▸ Written instruction:
Each line below must be set down exactly; omit any image you find.

▸ Collected data:
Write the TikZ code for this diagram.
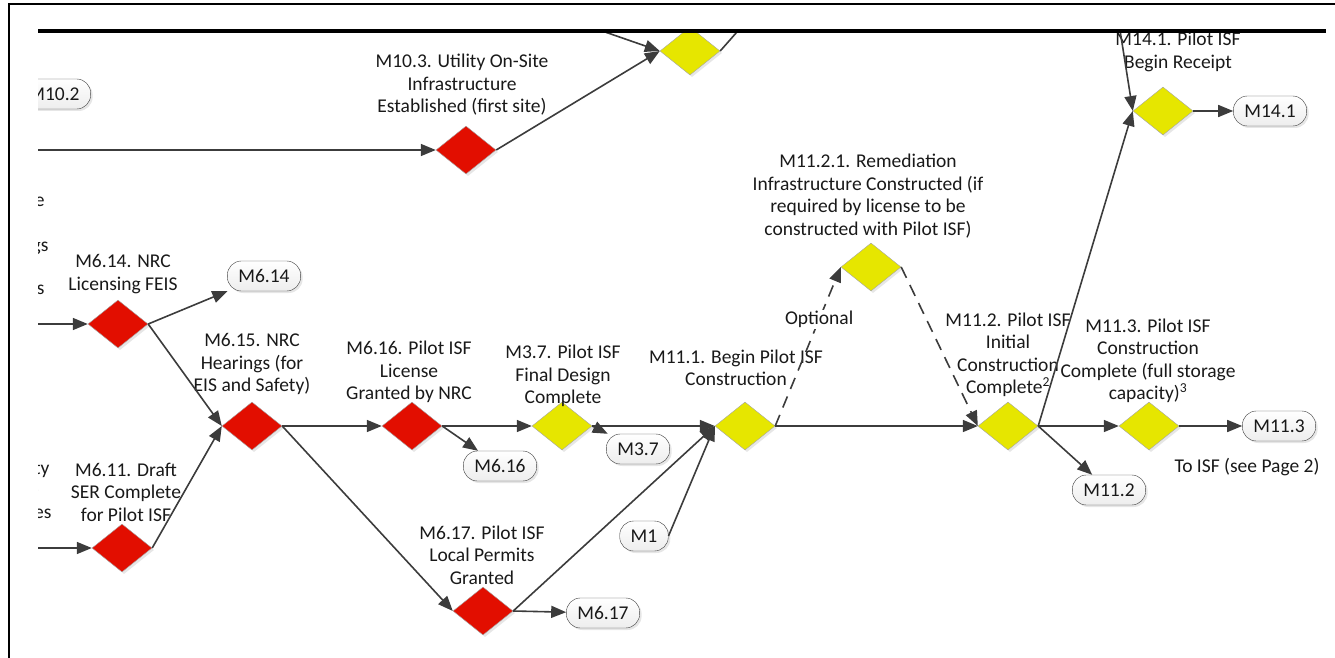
\documentclass[tikz,border=0pt]{standalone}
\usepackage{fontspec}
\setmainfont{Carlito}
\usetikzlibrary{
  arrows.meta,
  positioning,
  shapes.geometric,
  shadows
}
\definecolor{gatered}{RGB}{226,14,0}
\definecolor{gateyellow}{RGB}{230,230,0}
\definecolor{flow}{RGB}{60,60,60}

\begin{document}
\begin{tikzpicture}[x=1pt, y=-1pt,
  every node/.style={font=\fontsize{19.5}{22.5}\selectfont, text=black!90},
  redgate/.style={diamond, draw=black!35, fill=gatered, minimum width=60pt,
                  minimum height=48pt, inner sep=0pt,
                  drop shadow={opacity=0.2, shadow xshift=2pt, shadow yshift=-2pt}},
  yellowgate/.style={redgate, fill=gateyellow},
  link/.style={draw=black!75, rounded corners=14pt, top color=white,
               bottom color=black!7, minimum height=30pt, inner xsep=11pt,
               drop shadow={opacity=0.2, shadow xshift=2pt, shadow yshift=-2pt}},
  milestone/.style={align=center},
  flowline/.style={draw=flow, line width=1.6pt},
  flowarrow/.style={flowline, -{Triangle[length=15pt, width=12pt]}},
  optional/.style={flowarrow, dash pattern=on 12pt off 8pt},
]
\useasboundingbox (0,0) rectangle (1335,658);

% page frame
\draw[line width=1.2pt] (9,658) -- (9,4) -- (1335,4);

\begin{scope}
\clip (38,32) rectangle (1335,658);

% cut-off text at the left edge
\node[anchor=east] (frag1) at (48,202) {e};
\node[anchor=east] (frag2) at (52,248) {gs};
\node[anchor=east] (frag3) at (48,290) {s};
\node[anchor=east] (frag4) at (53,470) {ty};
\node[anchor=east] (frag5) at (43,492) {,};
\node[anchor=east] (frag6) at (55,514) {es};

% gates
\node[redgate] (d103) at (466,150) {};
\node[yellowgate] (dtop) at (690,51) {};
\node[redgate] (d614) at (118,324) {};
\node[redgate] (d615) at (252,426) {};
\node[redgate] (d611) at (122,548) {};
\node[redgate] (d616) at (412,426) {};
\node[yellowgate] (d37) at (562,426) {};
\node[yellowgate] (d111) at (745,426) {};
\node[redgate] (d617) at (483,611) {};
\node[yellowgate] (d1121) at (871,267) {};
\node[yellowgate] (d112) at (1008,426) {};
\node[yellowgate] (d113) at (1149,426) {};
\node[yellowgate] (d141) at (1163,111) {};

% off-page links
\node[link] (p102) at (54,94) {M10.2};
\node[link] (p614) at (264,276) {M6.14};
\node[link] (p616) at (500,466) {M6.16};
\node[link] (p37) at (638,449) {M3.7};
\node[link] (pm1) at (644,536) {M1};
\node[link] (p617) at (603,613) {M6.17};
\node[link] (p112) at (1109,490) {M11.2};
\node[link] (p113) at (1279,426) {M11.3};
\node[link] (p141) at (1270,111) {M14.1};

% labels
\node[milestone] (l103) at (462,85) {M10.3. Utility On-Site\\Infrastructure\\Established (first site)};
\node[milestone] (l614) at (123,274) {M6.14. NRC\\Licensing FEIS};
\node[milestone] (l615) at (252,364) {M6.15. NRC\\Hearings (for\\EIS and Safety)};
\node[milestone] (l611) at (126,492) {M6.11. Draft\\SER Complete\\for Pilot ISF};
\node[milestone] (l616) at (409,372) {M6.16. Pilot ISF\\License\\Granted by NRC};
\node[milestone] (l37) at (563,376) {M3.7. Pilot ISF\\Final Design\\Complete};
\node[milestone] (l111) at (736,368) {M11.1. Begin Pilot ISF\\Construction};
\node[milestone] (l617) at (482,555) {M6.17. Pilot ISF\\Local Permits\\Granted};
\node[milestone] (l1121) at (868,196) {M11.2.1. Remediation\\Infrastructure Constructed (if\\required by license to be\\constructed with Pilot ISF)};
\node[milestone] (l112) at (1008,355) {M11.2. Pilot ISF\\Initial\\Construction\\Complete\textsuperscript{2}};
\node[milestone] (l113) at (1148,361) {M11.3. Pilot ISF\\Construction\\Complete (full storage\\capacity)\textsuperscript{3}};
\node[milestone] (l141) at (1178,52) {M14.1. Pilot ISF\\Begin Receipt};
\node (n113) at (1247,467) {To ISF (see Page 2)};

% free ends
\coordinate (in103) at (30,150);
\coordinate (in614) at (30,324);
\coordinate (in611) at (30,548);
\coordinate (intop) at (582,24);
\coordinate (outtop) at (744,24);
\coordinate (in141) at (1119,24);

% connectors
\draw[flowarrow] (in103) -- (d103.west);
\draw[flowarrow] (d103.east) -- (dtop.west);
\draw[flowarrow] (intop) -- (dtop.west);
\draw[flowline] (dtop.east) -- (outtop);
\draw[flowarrow] (in614) -- (d614.west);
\draw[flowarrow] (d614.east) -- (p614);
\draw[flowarrow] (d614.east) -- (d615.west);
\draw[flowarrow] (in611) -- (d611.west);
\draw[flowarrow] (d611.east) -- (d615.west);
\draw[flowarrow] (d615.east) -- (d616.west);
\draw[flowarrow] (d615.east) -- (d617.west);
\draw[flowarrow] (d616.east) -- (d37.west);
\draw[flowarrow] (d616.east) -- (p616);
\draw[flowarrow] (d37.east) -- (d111.west);
\draw[flowarrow] (d37.east) -- (p37);
\draw[flowarrow] (d617.east) -- (d111.west);
\draw[flowarrow] (d617.east) -- (p617);
\draw[flowarrow] (pm1.east) -- (d111.west);
\draw[optional] (d111.east) -- node[pos=0.67, fill=white, inner sep=1pt] (opt) {Optional} (d1121.west);
\draw[optional] (d1121.east) -- (d112.west);
\draw[flowarrow] (d111.east) -- (d112.west);
\draw[flowarrow] (d112.east) -- (d113.west);
\draw[flowarrow] (d112.east) -- (p112);
\draw[flowarrow] (d112.east) -- (d141.west);
\draw[flowarrow] (in141) -- (d141.west);
\draw[flowarrow] (d141.east) -- (p141);
\draw[flowarrow] (d113.east) -- (p113);
\end{scope}

% band rule
\draw[line width=3.5pt] (38,31) -- (1326,31);

\end{tikzpicture}
\end{document}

▸ Reply to the exercise:
Write the TikZ code for this diagram.
\documentclass[tikz,border=0pt]{standalone}
\usepackage{fontspec}
\setmainfont{Carlito}
\usetikzlibrary{
  arrows.meta,
  positioning,
  shapes.geometric,
  shadows
}
\definecolor{gatered}{RGB}{226,14,0}
\definecolor{gateyellow}{RGB}{230,230,0}
\definecolor{flow}{RGB}{60,60,60}

\begin{document}
\begin{tikzpicture}[x=1pt, y=-1pt,
  every node/.style={font=\fontsize{19.5}{22.5}\selectfont, text=black!90},
  redgate/.style={diamond, draw=black!35, fill=gatered, minimum width=60pt,
                  minimum height=48pt, inner sep=0pt,
                  drop shadow={opacity=0.2, shadow xshift=2pt, shadow yshift=-2pt}},
  yellowgate/.style={redgate, fill=gateyellow},
  link/.style={draw=black!75, rounded corners=14pt, top color=white,
               bottom color=black!7, minimum height=30pt, inner xsep=11pt,
               drop shadow={opacity=0.2, shadow xshift=2pt, shadow yshift=-2pt}},
  milestone/.style={align=center},
  flowline/.style={draw=flow, line width=1.6pt},
  flowarrow/.style={flowline, -{Triangle[length=15pt, width=12pt]}},
  optional/.style={flowarrow, dash pattern=on 12pt off 8pt},
]
\useasboundingbox (0,0) rectangle (1335,658);

% page frame
\draw[line width=1.2pt] (9,658) -- (9,4) -- (1335,4);

\begin{scope}
\clip (38,32) rectangle (1335,658);

% cut-off text at the left edge
\node[anchor=east] (frag1) at (48,202) {e};
\node[anchor=east] (frag2) at (52,248) {gs};
\node[anchor=east] (frag3) at (48,290) {s};
\node[anchor=east] (frag4) at (53,470) {ty};
\node[anchor=east] (frag5) at (43,492) {,};
\node[anchor=east] (frag6) at (55,514) {es};

% gates
\node[redgate] (d103) at (466,150) {};
\node[yellowgate] (dtop) at (690,51) {};
\node[redgate] (d614) at (118,324) {};
\node[redgate] (d615) at (252,426) {};
\node[redgate] (d611) at (122,548) {};
\node[redgate] (d616) at (412,426) {};
\node[yellowgate] (d37) at (562,426) {};
\node[yellowgate] (d111) at (745,426) {};
\node[redgate] (d617) at (483,611) {};
\node[yellowgate] (d1121) at (871,267) {};
\node[yellowgate] (d112) at (1008,426) {};
\node[yellowgate] (d113) at (1149,426) {};
\node[yellowgate] (d141) at (1163,111) {};

% off-page links
\node[link] (p102) at (54,94) {M10.2};
\node[link] (p614) at (264,276) {M6.14};
\node[link] (p616) at (500,466) {M6.16};
\node[link] (p37) at (638,449) {M3.7};
\node[link] (pm1) at (644,536) {M1};
\node[link] (p617) at (603,613) {M6.17};
\node[link] (p112) at (1109,490) {M11.2};
\node[link] (p113) at (1279,426) {M11.3};
\node[link] (p141) at (1270,111) {M14.1};

% labels
\node[milestone] (l103) at (462,85) {M10.3. Utility On-Site\\Infrastructure\\Established (first site)};
\node[milestone] (l614) at (123,274) {M6.14. NRC\\Licensing FEIS};
\node[milestone] (l615) at (252,364) {M6.15. NRC\\Hearings (for\\EIS and Safety)};
\node[milestone] (l611) at (126,492) {M6.11. Draft\\SER Complete\\for Pilot ISF};
\node[milestone] (l616) at (409,372) {M6.16. Pilot ISF\\License\\Granted by NRC};
\node[milestone] (l37) at (563,376) {M3.7. Pilot ISF\\Final Design\\Complete};
\node[milestone] (l111) at (736,368) {M11.1. Begin Pilot ISF\\Construction};
\node[milestone] (l617) at (482,555) {M6.17. Pilot ISF\\Local Permits\\Granted};
\node[milestone] (l1121) at (868,196) {M11.2.1. Remediation\\Infrastructure Constructed (if\\required by license to be\\constructed with Pilot ISF)};
\node[milestone] (l112) at (1008,355) {M11.2. Pilot ISF\\Initial\\Construction\\Complete\textsuperscript{2}};
\node[milestone] (l113) at (1148,361) {M11.3. Pilot ISF\\Construction\\Complete (full storage\\capacity)\textsuperscript{3}};
\node[milestone] (l141) at (1178,52) {M14.1. Pilot ISF\\Begin Receipt};
\node (n113) at (1247,467) {To ISF (see Page 2)};

% free ends
\coordinate (in103) at (30,150);
\coordinate (in614) at (30,324);
\coordinate (in611) at (30,548);
\coordinate (intop) at (582,24);
\coordinate (outtop) at (744,24);
\coordinate (in141) at (1119,24);

% connectors
\draw[flowarrow] (in103) -- (d103.west);
\draw[flowarrow] (d103.east) -- (dtop.west);
\draw[flowarrow] (intop) -- (dtop.west);
\draw[flowline] (dtop.east) -- (outtop);
\draw[flowarrow] (in614) -- (d614.west);
\draw[flowarrow] (d614.east) -- (p614);
\draw[flowarrow] (d614.east) -- (d615.west);
\draw[flowarrow] (in611) -- (d611.west);
\draw[flowarrow] (d611.east) -- (d615.west);
\draw[flowarrow] (d615.east) -- (d616.west);
\draw[flowarrow] (d615.east) -- (d617.west);
\draw[flowarrow] (d616.east) -- (d37.west);
\draw[flowarrow] (d616.east) -- (p616);
\draw[flowarrow] (d37.east) -- (d111.west);
\draw[flowarrow] (d37.east) -- (p37);
\draw[flowarrow] (d617.east) -- (d111.west);
\draw[flowarrow] (d617.east) -- (p617);
\draw[flowarrow] (pm1.east) -- (d111.west);
\draw[optional] (d111.east) -- node[pos=0.67, fill=white, inner sep=1pt] (opt) {Optional} (d1121.west);
\draw[optional] (d1121.east) -- (d112.west);
\draw[flowarrow] (d111.east) -- (d112.west);
\draw[flowarrow] (d112.east) -- (d113.west);
\draw[flowarrow] (d112.east) -- (p112);
\draw[flowarrow] (d112.east) -- (d141.west);
\draw[flowarrow] (in141) -- (d141.west);
\draw[flowarrow] (d141.east) -- (p141);
\draw[flowarrow] (d113.east) -- (p113);
\end{scope}

% band rule
\draw[line width=3.5pt] (38,31) -- (1326,31);

\end{tikzpicture}
\end{document}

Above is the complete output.